When I write posts, I face the same dilemma as a researcher presenting results. If you have hung around the research circuit for a while, you notice that there are different ways of thinking about exactly the same thing. Some focus on the detailed technical aspects of the calculations: “This is described by this ginormous equation”. Others focus on the basic understanding: “Here is a simple toy model, that …”.

In myField, the difference between toy models and the complex computer simulations I run is about 50%. This means that the toy models are pretty good and a useful way to think about the problem. They are also quite useful to mark out unchartered space (damn you, competing researchers!).

The same holds for the model presented yesterday.

Suppose we pick a 10% savings rate. This means for every \$10 we make, we save \$1 and spend \$9. After 9 years we have \$9 saved. These \$9 can be spent in the 10th year during which nothing is saved . After 10 years, we thus have \$0 in savings. This is how the math works.

While it is possible to work on and off, professional careers certainly “discourage” sabbaticals. Therefore we will have to stack them. (Yes, the calculations are approximately linear. What about compound interest? I’ll get to that!).

Thus if we pick the 10% rate, we could work 18 years, saving \$18 and then taking 2 years off. Or we could work for 27 years and take 3 years off at the end (after which we need a job “to make ends meet”).

Reinvested compounding returns will change this. If the return rate is high (10%), it will change fundamentally. If the return rate is low, it won’t change very much. I submit that there is a real and present risk that the return rate will be low.

Hopefully I do not need to repeat that it is easy to find 30 year periods in the S&P500, where the return rate has been in the low-middle single digits! Yet, this fact is ignored by practically all personal finance bloggers and book authors who gladly use 10% (historic average) or even 12% (from the 1980-2000 bull run). Ignore it at your peril. Seriously, I’m concerned, but it’s hard to be heard against the chorus of the majority.

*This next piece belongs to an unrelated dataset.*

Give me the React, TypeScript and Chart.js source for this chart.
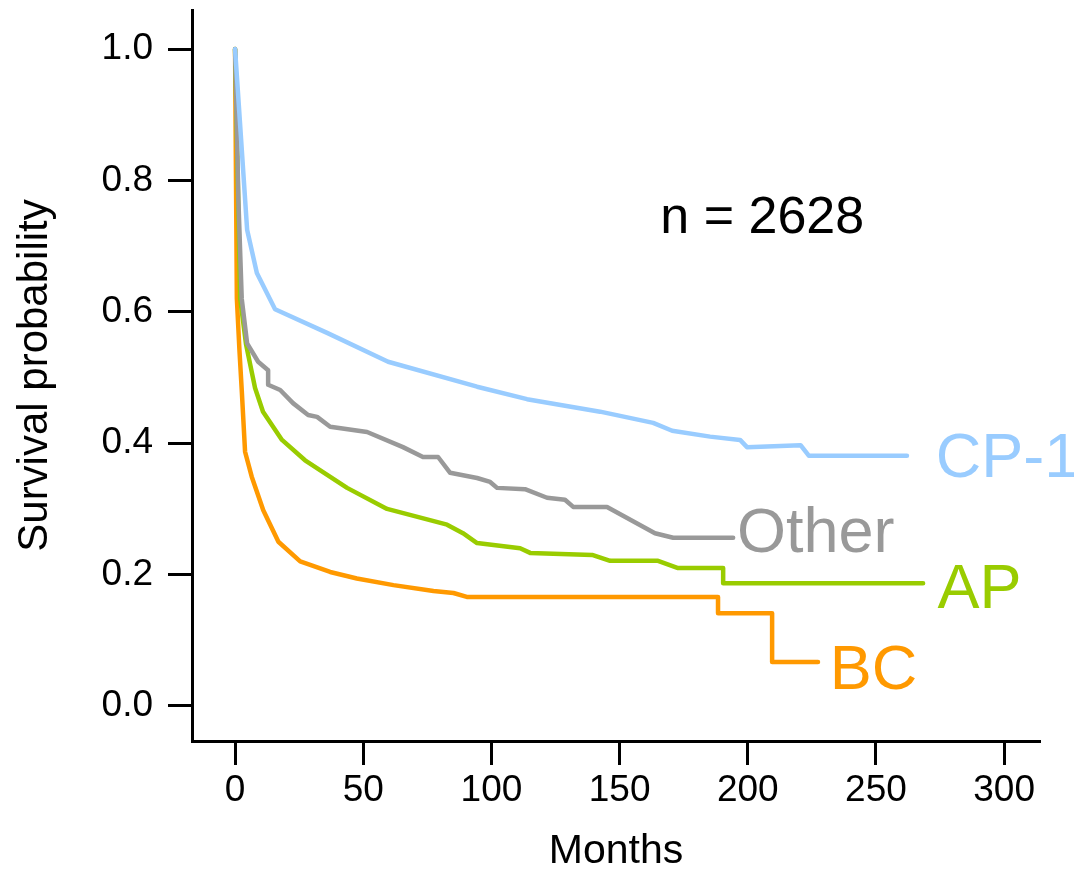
import React, { useEffect, useRef } from 'react';
import { Chart, registerables } from 'chart.js';

Chart.register(...registerables);

// ---- Data ----
const cp1Months = [0, 4.7, 8.5, 15.6, 35.9, 59.7, 94.4, 113.9, 142.4, 163.1, 170.5, 185.3, 197, 199.7, 220.6, 223.8, 262.1];
const cp1Surv = [1.0, 0.725, 0.659, 0.604, 0.568, 0.524, 0.486, 0.467, 0.448, 0.431, 0.419, 0.41, 0.405, 0.394, 0.397, 0.381, 0.381];

const otherMonths = [0, 1.3, 2.6, 4.7, 9, 12.9, 12.9, 17.6, 22.6, 28.5, 32, 37.1, 51.5, 65.5, 73.3, 79.2, 83.9, 94.4, 99.5, 102.2, 113.1, 121.7, 128.7, 131.9, 145.1, 163.8, 170.9, 194.3];
const otherSurv = [1.0, 0.77, 0.62, 0.552, 0.524, 0.511, 0.489, 0.481, 0.461, 0.443, 0.44, 0.425, 0.417, 0.394, 0.379, 0.379, 0.355, 0.347, 0.341, 0.332, 0.33, 0.317, 0.314, 0.303, 0.303, 0.263, 0.256, 0.256];

const apMonths = [0, 2, 4.3, 7.8, 10.9, 18.3, 27.3, 43.7, 59.3, 82.7, 88.9, 94.4, 111.2, 115.1, 139.3, 146.3, 165, 172.8, 190.4, 190.4, 268.4];
const apSurv = [1.0, 0.62, 0.55, 0.484, 0.448, 0.405, 0.374, 0.332, 0.3, 0.276, 0.263, 0.248, 0.24, 0.233, 0.23, 0.221, 0.221, 0.21, 0.21, 0.187, 0.187];

const bcMonths = [0, 0.7, 1.7, 2.6, 3.9, 6.5, 11, 16.9, 25.4, 37.1, 47.5, 61.8, 77.4, 85.2, 90.4, 188.4, 188.4, 209.5, 209.5, 227.4];
const bcSurv = [1.0, 0.62, 0.542, 0.481, 0.387, 0.349, 0.298, 0.25, 0.22, 0.204, 0.194, 0.184, 0.175, 0.172, 0.166, 0.166, 0.141, 0.141, 0.067, 0.067];

const seriesNames = ['CP-1', 'Other', 'AP', 'BC'];
const seriesColors = ['#99CCFF', '#999999', '#99CC00', '#FF9900'];
const seriesMonths = [cp1Months, otherMonths, apMonths, bcMonths];
const seriesSurv = [cp1Surv, otherSurv, apSurv, bcSurv];

// label anchor (left / baseline) in data units
const labelMonths = [273.3, 195.8, 274, 232.0];
const labelSurv = [0.3486, 0.2344, 0.149, 0.0259];

const sampleSizeText = 'n = 2628';
const sampleSizeAt = [165.9, 0.72];

const xTickValues = [0, 50, 100, 150, 200, 250, 300];
const xTickLabels = ['0', '50', '100', '150', '200', '250', '300'];
const yTickValues = [0, 0.2, 0.4, 0.6, 0.8, 1.0];
const yTickLabels = ['0.0', '0.2', '0.4', '0.6', '0.8', '1.0'];

const xTitle = 'Months';
const yTitle = 'Survival probability';

const FONT = '"Liberation Sans", Arial, Helvetica, sans-serif';
const W = 1074;
const H = 870;

const labelsPlugin = {
  id: 'curveLabels',
  afterDatasetsDraw(chart: any) {
    const { ctx, scales } = chart;
    const x = scales.x;
    const y = scales.y;
    ctx.save();
    ctx.textAlign = 'left';
    ctx.textBaseline = 'alphabetic';
    ctx.font = `63px ${FONT}`;
    seriesNames.forEach((name, i) => {
      ctx.fillStyle = seriesColors[i];
      ctx.fillText(name, x.getPixelForValue(labelMonths[i]), y.getPixelForValue(labelSurv[i]));
    });
    ctx.font = `52px ${FONT}`;
    ctx.fillStyle = '#000000';
    ctx.fillText(sampleSizeText, x.getPixelForValue(sampleSizeAt[0]), y.getPixelForValue(sampleSizeAt[1]));
    ctx.restore();
  },
};

export default function App() {
  const ref = useRef<HTMLCanvasElement | null>(null);

  useEffect(() => {
    if (!ref.current) return;
    const datasets = seriesNames.map((name, i) => ({
      label: name,
      data: seriesMonths[i].map((m, j) => ({ x: m, y: seriesSurv[i][j] })),
      borderColor: seriesColors[i],
      backgroundColor: seriesColors[i],
      borderWidth: 4.5,
      pointRadius: 0,
      tension: 0,
      fill: false,
      borderCapStyle: 'round' as const,
      borderJoinStyle: 'round' as const,
    }));

    const axisCommon = {
      border: { display: true, color: '#000000', width: 3 },
      grid: {
        display: true,
        drawOnChartArea: false,
        drawTicks: true,
        tickLength: 24,
        tickWidth: 3,
        tickColor: '#000000',
      },
    };

    const chart = new Chart(ref.current, {
      type: 'line',
      data: { datasets },
      plugins: [labelsPlugin],
      options: {
        animation: false,
        responsive: false,
        devicePixelRatio: 1,
        layout: { padding: { top: 10, right: 34, left: 0, bottom: 0 } },
        plugins: { legend: { display: false }, tooltip: { enabled: false } },
        scales: {
          x: {
            type: 'linear',
            position: 'bottom',
            min: -16.8,
            max: 314,
            ...axisCommon,
            afterBuildTicks: (scale: any) => {
              scale.ticks = xTickValues.map((v) => ({ value: v }));
            },
            afterFit: (scale: any) => {
              scale.height = 129;
              scale.paddingLeft = 0;
              scale.paddingRight = 0;
            },
            ticks: {
              autoSkip: false,
              maxRotation: 0,
              padding: 4,
              color: '#000000',
              font: { family: FONT, size: 37 },
              callback: (_v: any, i: number) => xTickLabels[i],
            },
            title: {
              display: true,
              text: xTitle,
              color: '#000000',
              font: { family: FONT, size: 41, lineHeight: '36px' },
              padding: { top: 0, bottom: 0 },
            },
          },
          y: {
            type: 'linear',
            position: 'left',
            min: -0.0533,
            max: 1.0594,
            ...axisCommon,
            afterBuildTicks: (scale: any) => {
              scale.ticks = yTickValues.map((v) => ({ value: v }));
            },
            afterFit: (scale: any) => {
              scale.width = 192;
              scale.paddingTop = 0;
              scale.paddingBottom = 0;
            },
            ticks: {
              autoSkip: false,
              padding: 15,
              color: '#000000',
              font: { family: FONT, size: 37 },
              callback: (_v: any, i: number) => yTickLabels[i],
            },
            title: {
              display: true,
              text: yTitle,
              color: '#000000',
              font: { family: FONT, size: 42, lineHeight: '36px' },
              padding: { top: 17, bottom: 0 },
            },
          },
        },
      },
    });
    return () => chart.destroy();
  }, []);

  return (
    <div style={{ position: 'absolute', left: 0, top: 0, width: W, height: H, background: '#ffffff' }}>
      <canvas ref={ref} width={W} height={H} style={{ display: 'block', width: W, height: H }} />
    </div>
  );
}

So which rate should be used?

Going with the present aggregate P/E of 17, the earning yield is 5.8%. I will ignore taxes, but they would influence the above number to the tune of 0-30%, so 5.8 would turn into 4.1-5.8%.

Historic inflation rates have been 3-4%, but what really matters are future inflation rates (see comments below). Subtracting this from 5.8%, we get 1.8-2.8% or rounding off 2-3%. Using the law of 72, this gives doubling rates of about 25-35 years. Of course this is only the case if all the money was invested in the beginning which is not the case. If it is invested annually, the money won’t double, rather it will end adding somewhere between 0 and 100% to the invested amount. Let’s say 50%. Hence saving \$27 over a period of 27 years will turn into \$40.5 in inflation adjusted dollars, which will allow about 4.5 years of retirement. (Warning, if anyone complains about accuracy, I will post the annuity equations along with a long and boring explanation on how uncertainties in the input parameters eradicates any kind of technical improvements).

So when compound interest is assumed along with an earnings yield based on current numbers (which may change, but still influence everything invested currently), then saving 10% means that after 27 years of working, your retirement would last not 3, but 4.5 years. Therefore 10% is probably a decent savings rate if you plan to work until you are physically and incapable of working anymore. It is probably too little, if you plan to spend decades playing golf.

Originally posted 2008-09-12 07:57:32.